- Founder: David Wijnkoop Willem van Ravesteyn Jan Ceton
- Founded: October 17, 1926
- Dissolved: July 1930
- Split from: Communist Party of Holland
- Merged into: Communist Party of Holland
- Newspaper: De Communistische Gids
- Ideology: Communism
- Political position: Far-left

= Communist Party of Holland – Central Committee =

Communist Party of Holland – Central Committee (Communistische Partij Holland – Centraal Comité; /nl/), often referred to as CPH–Wijnkoop after one of its main leaders) was a political party in the Netherlands. CPH-CC emerged in 1926, following a major split in the Communist Party of Holland.

==Split==
The divisions in CPH had emerged in 1925, when the Communist International asked the leadership trio of the party to step down. David Wijnkoop, Willem van Ravesteyn and Jan Ceton had led the party since its foundation in 1909. The trio was accused of not fully implementing decisions given to the party by the International. After their demotion, the group would rally an oppositional tendency within the party. The group was able to gather strong support within the Rotterdam branch of the party, which was van Ravestyen's home turf. As a result, the entire Rotterdam organisation of CPH was expelled from the party. On May 22–24 other followers of van Ravesteyn and Wijnkoop were expelled.

==Formation of CPH-CC==
In July the group around Wijnkoop started publishing a monthly magazine, De Communistische Gids. On October 17, 1926, the expellees founded the CPH-CC as a separate party. The chairman of CPH-CC was Jan Hoogcarspel and its secretary was J. Mulder. CPH-CC considered itself as the true inheritor of the legacy of CPH. State intelligence sources claimed that around 200-300 CPH cadres had crossed over to CPH-CC.

==1927 elections==
In the 1927 municipal elections, CPH-CC fared well in Amsterdam, Rotterdam and the northern parts of the country. In both Amsterdam and Rotterdam the CPH-CC vote-share outnumbered that of the CPH. In Amsterdam the party got 14 446 votes and two seats in the municipal council. In Rotterdam and Opsterland the party won two seats in each council. In Schoterland, Beerta and Finsterwolde the party won three seats in each council.
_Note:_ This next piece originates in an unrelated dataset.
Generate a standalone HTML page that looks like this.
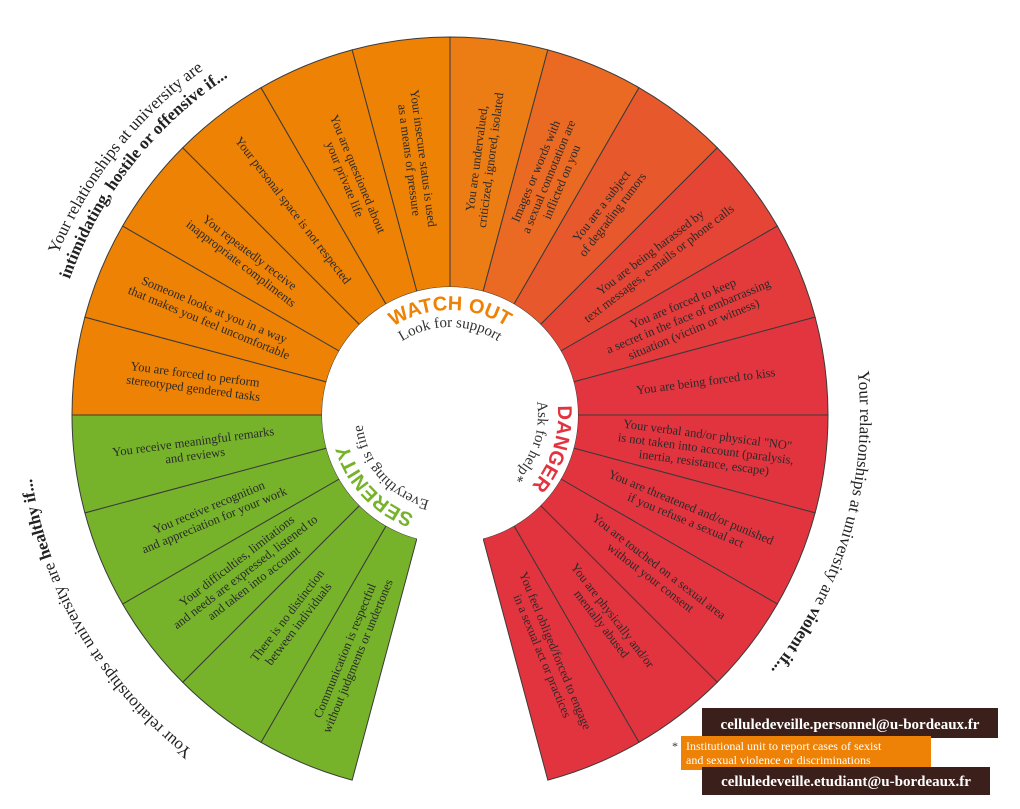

==Relations with the Communist International==
Notably amongst its main leaders, differences existed in CPH-CC over which attitude the party should have towards the international communist movement. Wijnkoop strove for recognition by the Communist International to the CPH-CC. Van Ravesteyn on the other hand, opposed rapprochement with the International. However, the international was not interested in recognizing CPH-CC as the legitimate communist party in the Netherlands. The 1928 congress of the Communist International decided to urge the CPH-CC to dissolve itself and that its members ought to return to CPH.

==1929 election==
CPH-CC decided to contest the 1929 parliamentary election. The party got 29 860 votes nationwide (0.88%), compared to 37 622 votes for CPH. Both parties won one seat each in the lower chamber. Wijnkoop was elected on behalf of CPH-CC. The party had won 3.8% of the votes in Rotterdam, 2.43% in Amsterdam, 1.48% in Groningen and 1.07% in Friesland.

==Dissolution of the party==
Following the 1929 election, a general party conference was held in March 1930. The conference decided to move towards a reunification with CPH. Discussion began with the Communist International and CPH, and in the beginning of July the party was disbanded. The majority of its members joined CPH.